[DATA EXTRACT]
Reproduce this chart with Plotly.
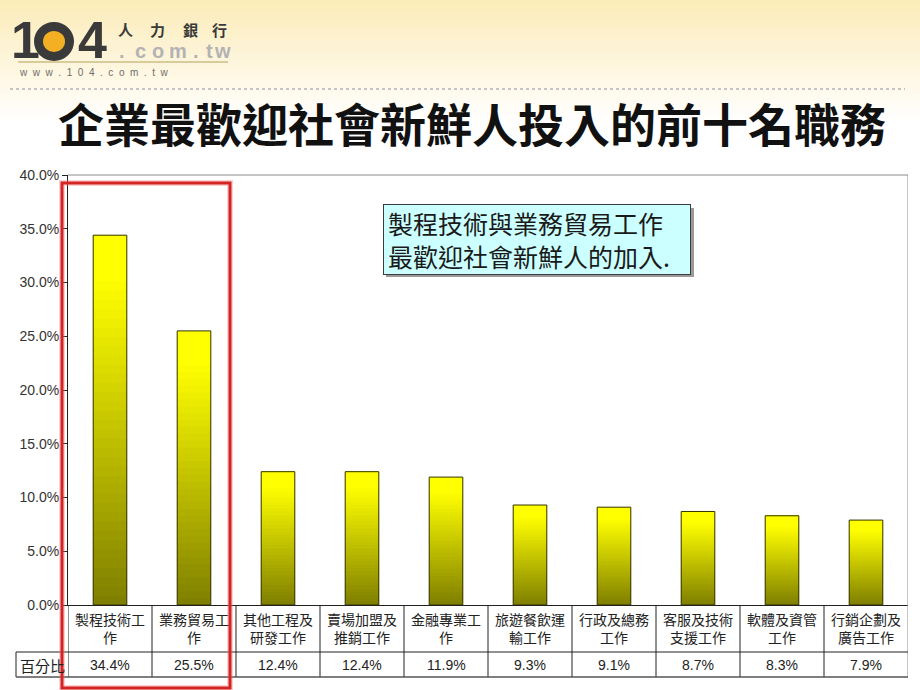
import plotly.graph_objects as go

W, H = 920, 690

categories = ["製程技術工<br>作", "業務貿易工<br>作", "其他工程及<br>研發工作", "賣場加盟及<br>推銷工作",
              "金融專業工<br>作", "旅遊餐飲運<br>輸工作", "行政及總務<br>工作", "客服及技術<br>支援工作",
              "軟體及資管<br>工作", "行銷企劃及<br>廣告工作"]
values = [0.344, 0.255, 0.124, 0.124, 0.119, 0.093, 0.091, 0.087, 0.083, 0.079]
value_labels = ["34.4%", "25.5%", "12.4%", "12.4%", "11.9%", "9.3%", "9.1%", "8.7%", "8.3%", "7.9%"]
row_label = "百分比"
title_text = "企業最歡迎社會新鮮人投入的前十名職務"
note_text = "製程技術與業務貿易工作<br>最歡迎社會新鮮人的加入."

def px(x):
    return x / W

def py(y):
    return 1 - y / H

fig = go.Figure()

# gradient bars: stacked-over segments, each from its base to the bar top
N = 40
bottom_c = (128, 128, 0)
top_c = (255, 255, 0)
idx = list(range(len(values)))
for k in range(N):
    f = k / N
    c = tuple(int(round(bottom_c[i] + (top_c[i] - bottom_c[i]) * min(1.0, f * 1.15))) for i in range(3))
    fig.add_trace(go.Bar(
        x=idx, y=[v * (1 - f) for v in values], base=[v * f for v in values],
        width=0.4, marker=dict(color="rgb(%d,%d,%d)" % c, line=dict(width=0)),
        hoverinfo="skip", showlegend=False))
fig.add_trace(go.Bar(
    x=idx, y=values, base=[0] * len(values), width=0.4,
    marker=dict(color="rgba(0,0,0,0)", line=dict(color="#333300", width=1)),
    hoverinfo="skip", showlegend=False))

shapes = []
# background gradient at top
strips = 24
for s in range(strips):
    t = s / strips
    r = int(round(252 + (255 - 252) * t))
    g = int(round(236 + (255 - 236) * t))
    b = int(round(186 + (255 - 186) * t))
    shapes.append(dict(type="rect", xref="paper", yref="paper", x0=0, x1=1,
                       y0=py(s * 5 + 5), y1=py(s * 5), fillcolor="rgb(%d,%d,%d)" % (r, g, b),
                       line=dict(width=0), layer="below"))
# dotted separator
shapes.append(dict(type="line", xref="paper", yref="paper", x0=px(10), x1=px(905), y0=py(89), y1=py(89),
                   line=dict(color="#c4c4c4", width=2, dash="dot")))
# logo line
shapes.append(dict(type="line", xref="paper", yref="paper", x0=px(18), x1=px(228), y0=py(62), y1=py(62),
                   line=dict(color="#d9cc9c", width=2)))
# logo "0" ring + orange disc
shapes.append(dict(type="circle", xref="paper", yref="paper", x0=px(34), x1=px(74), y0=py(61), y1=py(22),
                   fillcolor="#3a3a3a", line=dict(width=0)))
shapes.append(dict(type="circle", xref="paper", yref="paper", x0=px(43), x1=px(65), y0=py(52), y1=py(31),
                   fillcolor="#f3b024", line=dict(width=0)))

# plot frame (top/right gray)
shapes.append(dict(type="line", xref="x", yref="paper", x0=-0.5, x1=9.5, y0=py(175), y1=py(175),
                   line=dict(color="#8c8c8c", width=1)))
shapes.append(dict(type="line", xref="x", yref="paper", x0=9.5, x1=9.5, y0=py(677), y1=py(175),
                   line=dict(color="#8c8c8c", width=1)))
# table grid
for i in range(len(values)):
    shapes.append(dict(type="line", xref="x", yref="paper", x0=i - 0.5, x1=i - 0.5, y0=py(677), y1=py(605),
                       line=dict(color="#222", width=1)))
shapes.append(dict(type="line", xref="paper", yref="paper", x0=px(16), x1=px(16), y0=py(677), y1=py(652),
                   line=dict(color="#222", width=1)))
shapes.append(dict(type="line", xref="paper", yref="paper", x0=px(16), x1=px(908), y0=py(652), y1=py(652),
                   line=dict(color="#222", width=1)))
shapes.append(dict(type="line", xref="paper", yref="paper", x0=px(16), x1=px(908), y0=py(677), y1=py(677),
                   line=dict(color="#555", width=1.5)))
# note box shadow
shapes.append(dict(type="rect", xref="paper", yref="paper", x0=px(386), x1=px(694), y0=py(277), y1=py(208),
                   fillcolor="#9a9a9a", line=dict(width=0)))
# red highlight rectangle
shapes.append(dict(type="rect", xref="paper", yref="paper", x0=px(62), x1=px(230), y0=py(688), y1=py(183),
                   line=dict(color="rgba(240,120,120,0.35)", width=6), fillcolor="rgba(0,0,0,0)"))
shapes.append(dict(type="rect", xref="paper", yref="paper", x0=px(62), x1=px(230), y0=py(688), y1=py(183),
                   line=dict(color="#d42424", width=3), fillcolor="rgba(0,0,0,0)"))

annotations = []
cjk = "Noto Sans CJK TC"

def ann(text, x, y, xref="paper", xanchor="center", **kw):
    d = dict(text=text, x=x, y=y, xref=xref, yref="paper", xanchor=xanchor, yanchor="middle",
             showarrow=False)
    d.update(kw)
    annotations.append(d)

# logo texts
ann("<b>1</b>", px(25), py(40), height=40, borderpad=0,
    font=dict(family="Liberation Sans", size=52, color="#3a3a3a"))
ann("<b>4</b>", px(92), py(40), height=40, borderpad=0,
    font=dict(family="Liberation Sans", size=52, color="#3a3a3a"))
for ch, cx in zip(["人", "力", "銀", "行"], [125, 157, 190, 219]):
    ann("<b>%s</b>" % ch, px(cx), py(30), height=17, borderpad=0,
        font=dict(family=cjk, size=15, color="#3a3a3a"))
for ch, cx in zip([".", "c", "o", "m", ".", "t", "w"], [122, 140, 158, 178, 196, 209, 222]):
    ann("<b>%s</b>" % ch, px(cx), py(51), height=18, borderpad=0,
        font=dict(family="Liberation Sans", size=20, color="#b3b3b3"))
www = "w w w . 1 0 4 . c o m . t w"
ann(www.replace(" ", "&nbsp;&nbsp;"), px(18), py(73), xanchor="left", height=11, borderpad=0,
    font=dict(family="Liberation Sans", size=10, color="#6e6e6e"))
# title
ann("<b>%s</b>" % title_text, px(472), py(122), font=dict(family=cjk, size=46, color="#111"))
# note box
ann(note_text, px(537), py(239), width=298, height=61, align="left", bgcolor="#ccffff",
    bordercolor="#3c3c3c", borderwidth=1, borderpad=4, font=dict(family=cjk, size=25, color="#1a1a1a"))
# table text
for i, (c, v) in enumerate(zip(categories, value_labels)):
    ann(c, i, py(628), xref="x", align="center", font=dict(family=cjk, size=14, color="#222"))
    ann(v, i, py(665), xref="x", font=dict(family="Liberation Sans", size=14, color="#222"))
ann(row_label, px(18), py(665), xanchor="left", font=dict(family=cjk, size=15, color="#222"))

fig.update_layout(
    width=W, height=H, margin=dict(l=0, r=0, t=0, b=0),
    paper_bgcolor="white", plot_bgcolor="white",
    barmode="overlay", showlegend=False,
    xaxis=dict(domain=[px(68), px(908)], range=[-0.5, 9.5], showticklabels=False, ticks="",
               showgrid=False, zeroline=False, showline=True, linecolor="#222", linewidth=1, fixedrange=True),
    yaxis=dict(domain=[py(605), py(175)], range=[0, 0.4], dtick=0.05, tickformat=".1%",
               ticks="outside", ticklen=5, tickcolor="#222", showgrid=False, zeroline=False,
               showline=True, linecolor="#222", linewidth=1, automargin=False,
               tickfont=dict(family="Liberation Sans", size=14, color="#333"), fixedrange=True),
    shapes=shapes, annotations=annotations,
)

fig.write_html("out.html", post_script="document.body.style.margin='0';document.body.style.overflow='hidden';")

[PROBLEM REQUIREMENTS]
Restate the data above word for word. Do not include the images.

[PROBLEM SOLUTION]
Reproduce this chart with Plotly.
import plotly.graph_objects as go

W, H = 920, 690

categories = ["製程技術工<br>作", "業務貿易工<br>作", "其他工程及<br>研發工作", "賣場加盟及<br>推銷工作",
              "金融專業工<br>作", "旅遊餐飲運<br>輸工作", "行政及總務<br>工作", "客服及技術<br>支援工作",
              "軟體及資管<br>工作", "行銷企劃及<br>廣告工作"]
values = [0.344, 0.255, 0.124, 0.124, 0.119, 0.093, 0.091, 0.087, 0.083, 0.079]
value_labels = ["34.4%", "25.5%", "12.4%", "12.4%", "11.9%", "9.3%", "9.1%", "8.7%", "8.3%", "7.9%"]
row_label = "百分比"
title_text = "企業最歡迎社會新鮮人投入的前十名職務"
note_text = "製程技術與業務貿易工作<br>最歡迎社會新鮮人的加入."

def px(x):
    return x / W

def py(y):
    return 1 - y / H

fig = go.Figure()

# gradient bars: stacked-over segments, each from its base to the bar top
N = 40
bottom_c = (128, 128, 0)
top_c = (255, 255, 0)
idx = list(range(len(values)))
for k in range(N):
    f = k / N
    c = tuple(int(round(bottom_c[i] + (top_c[i] - bottom_c[i]) * min(1.0, f * 1.15))) for i in range(3))
    fig.add_trace(go.Bar(
        x=idx, y=[v * (1 - f) for v in values], base=[v * f for v in values],
        width=0.4, marker=dict(color="rgb(%d,%d,%d)" % c, line=dict(width=0)),
        hoverinfo="skip", showlegend=False))
fig.add_trace(go.Bar(
    x=idx, y=values, base=[0] * len(values), width=0.4,
    marker=dict(color="rgba(0,0,0,0)", line=dict(color="#333300", width=1)),
    hoverinfo="skip", showlegend=False))

shapes = []
# background gradient at top
strips = 24
for s in range(strips):
    t = s / strips
    r = int(round(252 + (255 - 252) * t))
    g = int(round(236 + (255 - 236) * t))
    b = int(round(186 + (255 - 186) * t))
    shapes.append(dict(type="rect", xref="paper", yref="paper", x0=0, x1=1,
                       y0=py(s * 5 + 5), y1=py(s * 5), fillcolor="rgb(%d,%d,%d)" % (r, g, b),
                       line=dict(width=0), layer="below"))
# dotted separator
shapes.append(dict(type="line", xref="paper", yref="paper", x0=px(10), x1=px(905), y0=py(89), y1=py(89),
                   line=dict(color="#c4c4c4", width=2, dash="dot")))
# logo line
shapes.append(dict(type="line", xref="paper", yref="paper", x0=px(18), x1=px(228), y0=py(62), y1=py(62),
                   line=dict(color="#d9cc9c", width=2)))
# logo "0" ring + orange disc
shapes.append(dict(type="circle", xref="paper", yref="paper", x0=px(34), x1=px(74), y0=py(61), y1=py(22),
                   fillcolor="#3a3a3a", line=dict(width=0)))
shapes.append(dict(type="circle", xref="paper", yref="paper", x0=px(43), x1=px(65), y0=py(52), y1=py(31),
                   fillcolor="#f3b024", line=dict(width=0)))

# plot frame (top/right gray)
shapes.append(dict(type="line", xref="x", yref="paper", x0=-0.5, x1=9.5, y0=py(175), y1=py(175),
                   line=dict(color="#8c8c8c", width=1)))
shapes.append(dict(type="line", xref="x", yref="paper", x0=9.5, x1=9.5, y0=py(677), y1=py(175),
                   line=dict(color="#8c8c8c", width=1)))
# table grid
for i in range(len(values)):
    shapes.append(dict(type="line", xref="x", yref="paper", x0=i - 0.5, x1=i - 0.5, y0=py(677), y1=py(605),
                       line=dict(color="#222", width=1)))
shapes.append(dict(type="line", xref="paper", yref="paper", x0=px(16), x1=px(16), y0=py(677), y1=py(652),
                   line=dict(color="#222", width=1)))
shapes.append(dict(type="line", xref="paper", yref="paper", x0=px(16), x1=px(908), y0=py(652), y1=py(652),
                   line=dict(color="#222", width=1)))
shapes.append(dict(type="line", xref="paper", yref="paper", x0=px(16), x1=px(908), y0=py(677), y1=py(677),
                   line=dict(color="#555", width=1.5)))
# note box shadow
shapes.append(dict(type="rect", xref="paper", yref="paper", x0=px(386), x1=px(694), y0=py(277), y1=py(208),
                   fillcolor="#9a9a9a", line=dict(width=0)))
# red highlight rectangle
shapes.append(dict(type="rect", xref="paper", yref="paper", x0=px(62), x1=px(230), y0=py(688), y1=py(183),
                   line=dict(color="rgba(240,120,120,0.35)", width=6), fillcolor="rgba(0,0,0,0)"))
shapes.append(dict(type="rect", xref="paper", yref="paper", x0=px(62), x1=px(230), y0=py(688), y1=py(183),
                   line=dict(color="#d42424", width=3), fillcolor="rgba(0,0,0,0)"))

annotations = []
cjk = "Noto Sans CJK TC"

def ann(text, x, y, xref="paper", xanchor="center", **kw):
    d = dict(text=text, x=x, y=y, xref=xref, yref="paper", xanchor=xanchor, yanchor="middle",
             showarrow=False)
    d.update(kw)
    annotations.append(d)

# logo texts
ann("<b>1</b>", px(25), py(40), height=40, borderpad=0,
    font=dict(family="Liberation Sans", size=52, color="#3a3a3a"))
ann("<b>4</b>", px(92), py(40), height=40, borderpad=0,
    font=dict(family="Liberation Sans", size=52, color="#3a3a3a"))
for ch, cx in zip(["人", "力", "銀", "行"], [125, 157, 190, 219]):
    ann("<b>%s</b>" % ch, px(cx), py(30), height=17, borderpad=0,
        font=dict(family=cjk, size=15, color="#3a3a3a"))
for ch, cx in zip([".", "c", "o", "m", ".", "t", "w"], [122, 140, 158, 178, 196, 209, 222]):
    ann("<b>%s</b>" % ch, px(cx), py(51), height=18, borderpad=0,
        font=dict(family="Liberation Sans", size=20, color="#b3b3b3"))
www = "w w w . 1 0 4 . c o m . t w"
ann(www.replace(" ", "&nbsp;&nbsp;"), px(18), py(73), xanchor="left", height=11, borderpad=0,
    font=dict(family="Liberation Sans", size=10, color="#6e6e6e"))
# title
ann("<b>%s</b>" % title_text, px(472), py(122), font=dict(family=cjk, size=46, color="#111"))
# note box
ann(note_text, px(537), py(239), width=298, height=61, align="left", bgcolor="#ccffff",
    bordercolor="#3c3c3c", borderwidth=1, borderpad=4, font=dict(family=cjk, size=25, color="#1a1a1a"))
# table text
for i, (c, v) in enumerate(zip(categories, value_labels)):
    ann(c, i, py(628), xref="x", align="center", font=dict(family=cjk, size=14, color="#222"))
    ann(v, i, py(665), xref="x", font=dict(family="Liberation Sans", size=14, color="#222"))
ann(row_label, px(18), py(665), xanchor="left", font=dict(family=cjk, size=15, color="#222"))

fig.update_layout(
    width=W, height=H, margin=dict(l=0, r=0, t=0, b=0),
    paper_bgcolor="white", plot_bgcolor="white",
    barmode="overlay", showlegend=False,
    xaxis=dict(domain=[px(68), px(908)], range=[-0.5, 9.5], showticklabels=False, ticks="",
               showgrid=False, zeroline=False, showline=True, linecolor="#222", linewidth=1, fixedrange=True),
    yaxis=dict(domain=[py(605), py(175)], range=[0, 0.4], dtick=0.05, tickformat=".1%",
               ticks="outside", ticklen=5, tickcolor="#222", showgrid=False, zeroline=False,
               showline=True, linecolor="#222", linewidth=1, automargin=False,
               tickfont=dict(family="Liberation Sans", size=14, color="#333"), fixedrange=True),
    shapes=shapes, annotations=annotations,
)

fig.write_html("out.html", post_script="document.body.style.margin='0';document.body.style.overflow='hidden';")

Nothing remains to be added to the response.